Claudius Charles Wilson (October 1, 1831 - November 27, 1863) was a Confederate States Army colonel and brigade commander during the American Civil War. Wilson's promotion to brigadier general on November 16, 1863, was confirmed posthumously. Wilson was a lawyer and U.S. Solicitor general for eastern Georgia before the Civil War. Wilson died of a fever while in camp at Ringgold, Georgia, on November 26, 1863.

==Early life==
Claudius C. Wilson was born October 1, 1831, at Effingham County, Georgia. He was the son of Dr. Josiah Stewart Wilson of Liberty County, Georgia, and the great-grandson of Brigadier General Daniel Stewart, a brigadier general in the Georgia Militia who served during the American Revolutionary War and the War of 1812.

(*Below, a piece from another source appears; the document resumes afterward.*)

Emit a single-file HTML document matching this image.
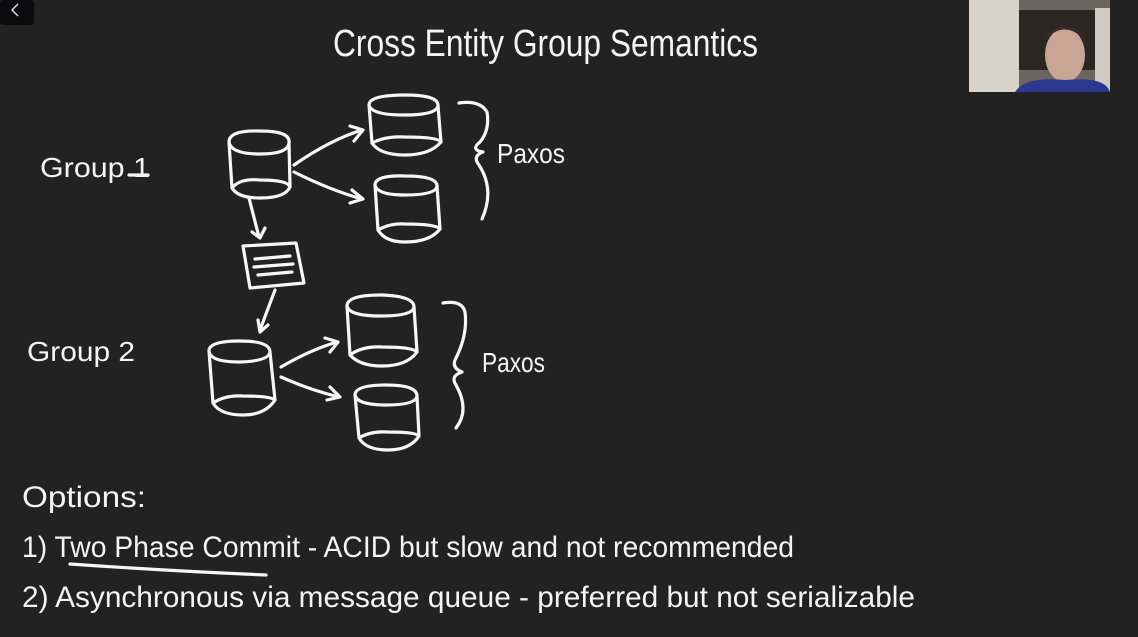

Wilson graduated with highest honors from Emory College in Oxford, Georgia, in 1851. He became a lawyer at Savannah, Georgia, the following year. In 1859, he was elected U.S. Solicitor general for eastern Georgia, but he resigned in 1860 to resume his practice with the firm of Wilson, Norwood and Lester at Savannah.

Wilson married Katharine McDuffie Morrison on September 14, 1852. They had four children, two of whom, John M. Wilson and Anna Belle Karow, were living in Savannah, Georgia, when their mother died in May 1904.

==American Civil War service==
Claudius C. Wilson began his Confederate Army Civil War service as a captain in the 25th Georgia Infantry Regiment, which he helped to raise, on August 9, 1861. He was promoted to colonel of the regiment on September 2, 1861. In 1862, the regiment was stationed at points along the coasts of South Carolina and Georgia, including Tybee Island until the Confederates evacuated it and including Savannah. Wilson acted as a brigade commander during much of this time.

Wilson became a brigade commander in Major General William H.T. Walker's division in June 1863. The division was variously assigned to the Department of the West in June 1863-July 1863; the Department of Mississippi and East Louisiana, July 1863-August 23, 1863; Acting Lieutenant General Daniel Harvey Hill's Corps, Army of Tennessee, August 25, 1863-September 1863; the Reserve Corps, Army of Tennessee, September 1863; Lieutenant General James Longstreet's Corps, Army of Tennessee, September 26, 1863-November 12, 1863; and Lieutenant General William J. Hardee's Corps, Army of Tennessee, November 12, 1863-November 27, 1863.

Wilson's brigade was attached to General Joseph E. Johnston's forces attempting to relieve the Siege of Vicksburg Mississippi in early 1863 and later in defending Jackson, Mississippi. After the fall of Vicksburg, Wilson's brigade went to Georgia where they were part of the reserve corps at the Battle of Chickamauga. Wilson's distinguished conduct at that battle in initiating a counterattack when Union Army troops had driven back Confederate cavalry under Major General Nathan Bedford Forrest early on the second day of the battle and in capturing several artillery pieces helped win the battle for the Confederates. That conduct resulted in recommendations that Wilson be promoted to the grade of brigadier general.

Claudius C. Wilson was appointed brigadier general on November 16, 1863, but his promotion was not confirmed by the Confederate Senate and his commission had not been delivered to him before he died of "camp fever", now generally recognized as typhus, on November 27, 1863, at Ringgold, Georgia. The Confederate Senate confirmed Wilson's appointment posthumously on February 17, 1864.

==Burial==
Claudius Charles Wilson was buried at Bonaventure Cemetery, Savannah, Georgia.